Unveiling the importance of surface ionization on desalination and ion-sieving performance of graphene oxide membranes

Abstract

The experimental results have confirmed the negative surface charge of graphene oxide (GO) membranes. However, little work considered the influences of surface ionization on the performance of GO-based desalination or ion-sieving membranes. In this work, the surface charge of GO was included to explore its effects on the desalination performance adopting molecular dynamics (MD) simulation methods. The MD results indicated the enhanced interactions between GO nanochannel and water as well as ions with the increase in surface charge density.

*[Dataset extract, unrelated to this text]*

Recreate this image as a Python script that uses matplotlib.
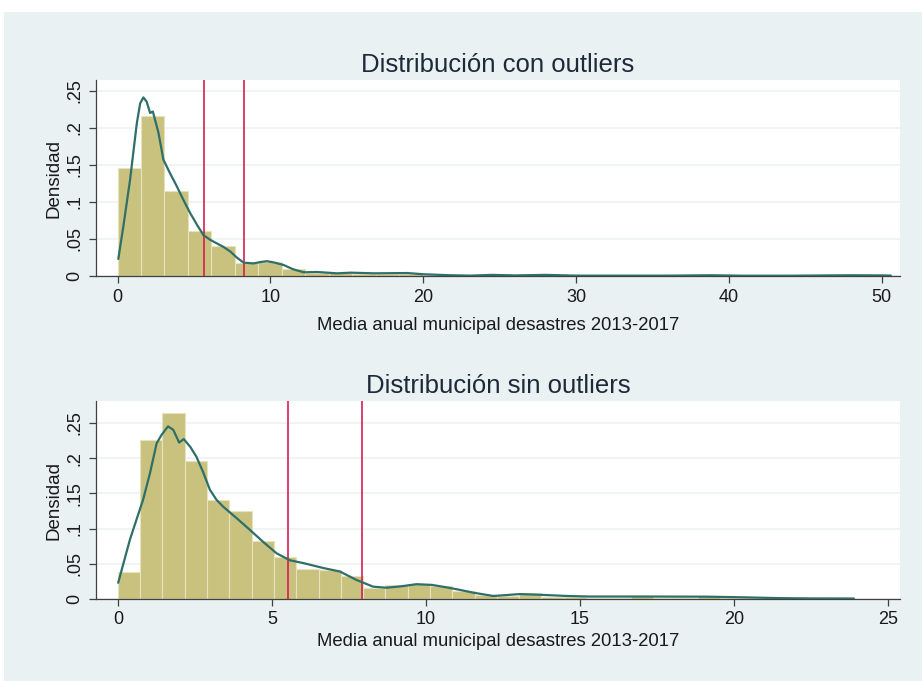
import matplotlib
matplotlib.use("Agg")
import matplotlib.pyplot as plt
from matplotlib.patches import Rectangle

plt.rcParams['font.family'] = ['Liberation Sans', 'DejaVu Sans']

# histogram densities (33 bins starting at 0)
con_bin_width = 1.535
con_heights = [0.146, 0.216, 0.115, 0.061, 0.040, 0.017, 0.019, 0.009,
               0.004, 0.004, 0.003, 0.003, 0.003, 0.002, 0.001, 0.001,
               0.0005, 0.0005, 0.0005, 0.0, 0.0003, 0.0, 0.0, 0.0,
               0.0006, 0.0006, 0.0, 0.0, 0.0, 0.0, 0.0006, 0.0006, 0.0006]

sin_bin_width = 0.724
sin_heights = [0.039, 0.225, 0.264, 0.196, 0.140, 0.125, 0.083, 0.059,
               0.042, 0.041, 0.032, 0.015, 0.020, 0.021, 0.018, 0.011,
               0.005, 0.004, 0.009, 0.003, 0.003, 0.002, 0.002, 0.004,
               0.002, 0.002, 0.004, 0.002, 0.001, 0.003, 0.001, 0.0005, 0.002]

# kernel density estimates
con_kde_x = [0.05, 0.38, 0.82, 1.26, 1.48, 1.69, 1.91, 2.13, 2.31, 2.68, 3.0,
             3.45, 3.88, 4.3, 4.75, 5.2, 5.63, 6.05, 6.5, 6.95, 7.38, 7.8, 8.25,
             8.9, 9.4, 9.78, 10.3, 10.87, 11.5, 12.18, 13.06, 14.37, 15.25,
             16.77, 18.96, 20.05, 21.8, 23.1, 24.5, 26.0, 28.0, 30.0, 33.0,
             36.0, 38.8, 41.0, 44.0, 46.5, 48.0, 50.0, 50.6]
con_kde_y = [0.023, 0.067, 0.130, 0.206, 0.233, 0.241, 0.235, 0.220, 0.222,
             0.193, 0.157, 0.138, 0.121, 0.103, 0.085, 0.069, 0.055, 0.049,
             0.044, 0.039, 0.033, 0.025, 0.018, 0.017, 0.019, 0.020, 0.018,
             0.0148, 0.009, 0.005, 0.0054, 0.0036, 0.0045, 0.0036, 0.004,
             0.0023, 0.001, 0.0005, 0.0015, 0.0008, 0.0015, 0.0005, 0.0005,
             0.0005, 0.001, 0.0004, 0.0004, 0.0008, 0.001, 0.0008, 0.0006]

sin_kde_x = [0.01, 0.39, 0.6, 0.82, 1.04, 1.26, 1.42, 1.63, 1.8, 1.99, 2.14,
             2.35, 2.55, 2.77, 2.99, 3.2, 3.42, 3.85, 4.29, 4.72, 5.15, 5.58,
             6.02, 6.67, 7.21, 7.75, 8.29, 8.72, 9.2, 9.7, 10.2, 10.67, 11.1,
             11.54, 12.19, 12.6, 13.05, 13.7, 14.57, 15.3, 16.97, 19.1, 20.3,
             21.5, 22.5, 23.9]
sin_kde_y = [0.023, 0.084, 0.112, 0.141, 0.178, 0.221, 0.233, 0.245, 0.240,
             0.222, 0.227, 0.216, 0.202, 0.180, 0.155, 0.141, 0.131, 0.115,
             0.098, 0.081, 0.065, 0.055, 0.051, 0.044, 0.039, 0.027, 0.0175,
             0.016, 0.018, 0.021, 0.020, 0.0166, 0.013, 0.009, 0.0043, 0.0055,
             0.007, 0.006, 0.0043, 0.0035, 0.0035, 0.0033, 0.0024, 0.0012,
             0.0008, 0.0007]

# reference lines
con_lines = [5.67, 8.30]
sin_lines = [5.52, 7.92]

yticks = [0, 0.05, 0.1, 0.15, 0.2, 0.25]
ytick_labels = ["0", ".05", ".1", ".15", ".2", ".25"]

panels = [
    ("Distribución con outliers", con_heights, con_bin_width, con_kde_x, con_kde_y,
     con_lines, [0, 10, 20, 30, 40, 50], (-1.41, 51.2), 0.2645, 8,
     [96 / 922, 1 - 276 / 681, 804 / 922, 196 / 681]),
    ("Distribución sin outliers", sin_heights, sin_bin_width, sin_kde_x, sin_kde_y,
     sin_lines, [0, 5, 10, 15, 20, 25], (-0.71, 25.4), 0.281, 3,
     [96 / 922, 1 - 599 / 681, 804 / 922, 198 / 681]),
]

bg = "#e9f1f3"
bar_color = "#c9c27f"
line_color = "#2e6f69"
red = "#d81e50"

fig = plt.figure(figsize=(9.22, 6.81), dpi=100)
fig.patch.set_facecolor("white")
fig.patches.append(Rectangle((4 / 922, 0), 1, 1 - 12 / 681, transform=fig.transFigure,
                             facecolor=bg, edgecolor="none", zorder=-10))

for title, heights, width, kx, ky, lines, xticks, xlim, ytop, xpad, rect in panels:
    ax = fig.add_axes(rect)
    ax.set_facecolor("white")
    lefts = [i * width for i in range(len(heights))]
    ax.bar(lefts, heights, width=width, align="edge", color=bar_color,
           edgecolor="#e6e2bd", linewidth=0.8, zorder=2)
    ax.plot(kx, ky, color=line_color, lw=1.6, zorder=4,
            solid_joinstyle="round", solid_capstyle="round")
    for v in lines:
        ax.axvline(v, color=red, lw=1.2, zorder=3)

    ax.set_xlim(*xlim)
    ax.set_ylim(0, ytop)
    ax.set_xticks(xticks)
    ax.set_yticks(yticks)
    ax.set_yticklabels(ytick_labels, rotation=90, va="center")
    ax.yaxis.grid(True, color="#edf2f4", lw=1.2, zorder=0)
    ax.set_axisbelow(True)

    for s in ["top", "right"]:
        ax.spines[s].set_visible(False)
    for s in ["left", "bottom"]:
        ax.spines[s].set_color("#404040")
        ax.spines[s].set_linewidth(0.9)
    ax.tick_params(direction="out", length=5, width=0.9, color="#404040",
                   labelsize=13, labelcolor="#1a1a1a", pad=4)

    ax.set_title(title, fontsize=18.5, color="#1e2a3a", pad=6)
    ax.set_xlabel("Media anual municipal desastres 2013-2017", fontsize=13.3,
                  color="#1a1a1a", labelpad=xpad)
    ax.set_ylabel("Densidad", fontsize=13.5, color="#1a1a1a", labelpad=3)

fig.savefig("out.png", dpi=100, facecolor=fig.get_facecolor())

Consequently, the water flux enhanced but the ion rejection rate decreased with the increase in surface charge density. We further explored the influences of intercalated cations on the comprehensive desalination performance of GO membranes. The simulation results turned out that the performance of GO nanochannel was optimized at an appropriate interlayer distance. Among all the investigated cases, GO nanochannel intercalated with Mg2+ possesses the best desalination performance. It was found that surface charge density exerted little effect on optimizing the Li+/Mg2+ separation performance. However, Li+/Mg2+ separation performance could be optimized by narrowing the interlayer distance of GO nanochannel. The revealed mechanisms in this work might provide useful suggestions for designing strategies for nanosheet-based membranes to achieve better desalination and ion-sieving performance.